Consider now the same capitalist monopolization effort on a global scale. Suppose one mining company is able to buy up all the cobalt mines in Congo. Controlling almost 75% of the world’s production of cobalt, this company can now underprice cobalt miners everywhere else in the world.
Based on the principle of the free flow of capital, which is an integrated component of free trade, the Congolese mining company can now transfer enough money to each country where a cobalt mine goes bankrupt. Bit by bit, it can buy up the remaining 25% of the world’s supply. Given how essential cobalt has become in recent years, due primarily to the emergence of electric vehicles, this global monopoly means incredible profits for the Congolese company—but what is the benefit for the rest of the world?
The risk of market-crushing concentration of economic power, in the name of the pursuit of profits, is just as prevalent globally as it is on the national level, but the consequences are far more dire when they have worldwide reach. This is why free trade is undesirable.
As mentioned earlier, it is also unattainable. The best evidence of this is the rapid growth of BRICS as a trade system alternative to the Western concept of free trade. There are, primarily, two reasons why BRICS is expanding, the first of which is the West’s clumsy and habitual use of sanctions against countries whose policies the West—a.k.a., the U.S. government—finds undesirable. Regardless of the moral virtue (or lack thereof) in these sanctions, it is a fact that they distort, and even eliminate free trade.
Ironically, in order to preserve the freedom of international economic exchange, some countries have distanced themselves from the U.S.-based system for trade and economic cooperation and lined up to join BRICS instead. At the same time—and this brings us to the second reason why BRICS is growing—this new system of international economic relations is premised upon the national interests of all participating countries. Russia is not in BRICS to subject its economy to fierce competition from Chinese or Indian manufacturers; it is in BRICS to balance the need for trade against the desire of Moscow to exercise power and influence on par with the political and philosophical interests of the Russian government.
The recognition that national interests may supersede the premise of free trade does not mean that we condone the national interests of other countries. We only recognize the mechanisms by which good countries and bad ones subject trade to the pursuit of their own, specific national interests. In Russia’s case, the goal is to win the war in Ukraine; from the Western perspective, the national interest to punish Russia for its invasion has taken precedence over free trade with the country.
As the Russia-Ukraine example illustrates, we cannot have free trade as an overarching principle for international economic relations.

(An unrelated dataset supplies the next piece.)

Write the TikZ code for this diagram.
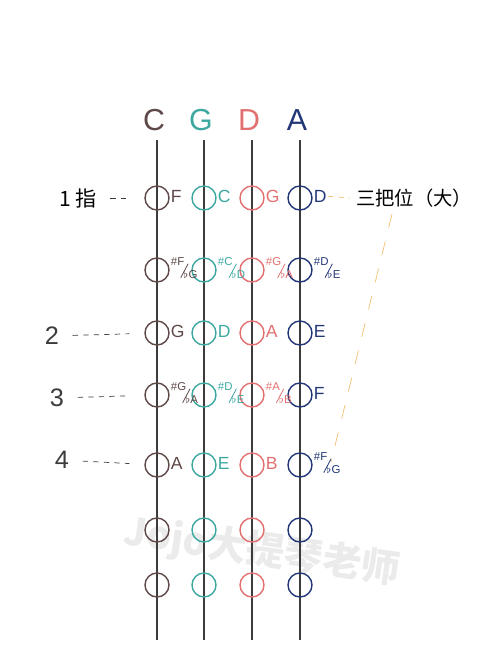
\documentclass[tikz,border=0pt]{standalone}
\usepackage{fontspec}
\setmainfont{Liberation Sans}
\newfontfamily\cjk{Noto Sans CJK SC}
\usepackage{tikz}
\usetikzlibrary{positioning}
\definecolor{vcC}{RGB}{95,72,72}
\definecolor{vcG}{RGB}{60,168,160}
\definecolor{vcD}{RGB}{226,112,112}
\definecolor{vcA}{RGB}{35,55,120}
\definecolor{vcGray}{RGB}{60,60,60}
\definecolor{vcOrange}{RGB}{240,190,110}
\newcommand{\acc}[2]{\fontsize{6.5}{7}\selectfont\raisebox{1ex}{\##1}\kern-2.2pt\rlap{\raisebox{-1ex}{\rotatebox{62}{\rule{9pt}{0.45pt}}}}\kern1.6pt\raisebox{-1.1ex}{$\flat$#2}}

\tikzset{
  fing/.style={circle, line width=0.8pt, minimum size=0.48cm, inner sep=0pt},
  notelab/.style={anchor=west, inner sep=0.5pt, font=\normalsize},
  fingline/.style={vcGray, dashed, thin, shorten <=0.15cm, shorten >=0.3cm}
}

\begin{document}
\begin{tikzpicture}[x=0.02cm, y=-0.02cm]
  \useasboundingbox (0,0) rectangle (500,667);

  % watermark
  \node[rotate=-8, text=black!8, font=\cjk\fontsize{22}{24}\selectfont\bfseries] (wm) at (262,552) {Jojo大提琴老师};

  % strings and finger circles
  \foreach \s/\x/\col in {C/157/vcC, G/204/vcG, D/252/vcD, A/300/vcA} {
    \node[font=\LARGE, text=\col] (t\s) at (\x-3,120) {\s};
    \draw[vcGray, line width=0.6pt] (\x,140) -- (\x,640);
    \foreach \r/\y in {1/198, 2/270, 3/333, 4/395, 5/465, 6/530, 7/585}
      \node[fing, draw=\col] (\s\r) at (\x,\y) {};
  }

  % note names
  \foreach \s/\r/\lab/\col in {C/1/F/vcC, C/2/\acc{F}{G}/vcC, C/3/G/vcC, C/4/\acc{G}{A}/vcC, C/5/A/vcC,
      G/1/C/vcG, G/2/\acc{C}{D}/vcG, G/3/D/vcG, G/4/\acc{D}{E}/vcG, G/5/E/vcG,
      D/1/G/vcD, D/2/\acc{G}{A}/vcD, D/3/A/vcD, D/4/\acc{A}{B}/vcD, D/5/B/vcD,
      A/1/D/vcA, A/2/\acc{D}{E}/vcA, A/3/E/vcA, A/4/F/vcA, A/5/\acc{F}{G}/vcA}
    \node[notelab, text=\col] (\s\r lab) at ([yshift=1pt]\s\r.east) {\lab};

  % fingers
  \node[font=\large] (f1) at (78,198) {\cjk 1 指};
  \node[font=\Large, text=vcGray] (f2) at (52,336) {2};
  \node[font=\Large, text=vcGray] (f3) at (57,398) {3};
  \node[font=\Large, text=vcGray] (f4) at (62,460) {4};
  \draw[fingline] (f1) -- (C1);
  \draw[fingline] (f2) -- (C3);
  \draw[fingline] (f3) -- (C4);
  \draw[fingline] (f4) -- (C5);

  % third position
  \node[font=\cjk\fontsize{11}{13}\selectfont, anchor=west] (pos) at (350,198) {三把位（大）};
  \coordinate (posstart) at (392,214);
  \coordinate (posend) at (331,462);
  \draw[vcOrange, dashed, thin] (A1lab.east) -- (pos.west);
  \draw[vcOrange, dashed, thin, dash pattern=on 8pt off 8pt] (posstart) -- (posend);
\end{tikzpicture}
\end{document}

Russia reorients its trade to further its national interests; if we, based on principle, sought free trade with Russia—how would that end? What message would we convey to the Ukrainian people?
What would be the message to our fellow citizens? How can we have free trade with a country that most people understand to be an enemy of the West?
From a national-conservative perspective, we recognize the permanence of national values, and of the interests of the nation-state. We also recognize the limitations of capitalism and the free market. Therefore, we see international economic relations not as something that supersedes the nation, but as a resource for national economic, social, and cultural strength.
Conditioned accordingly, those relations are important—but only for instrumental reasons. If it is in our nation’s interest to develop trade with other nations, then let’s make it happen; if trade can harm vital national interests and values, then it must be restricted.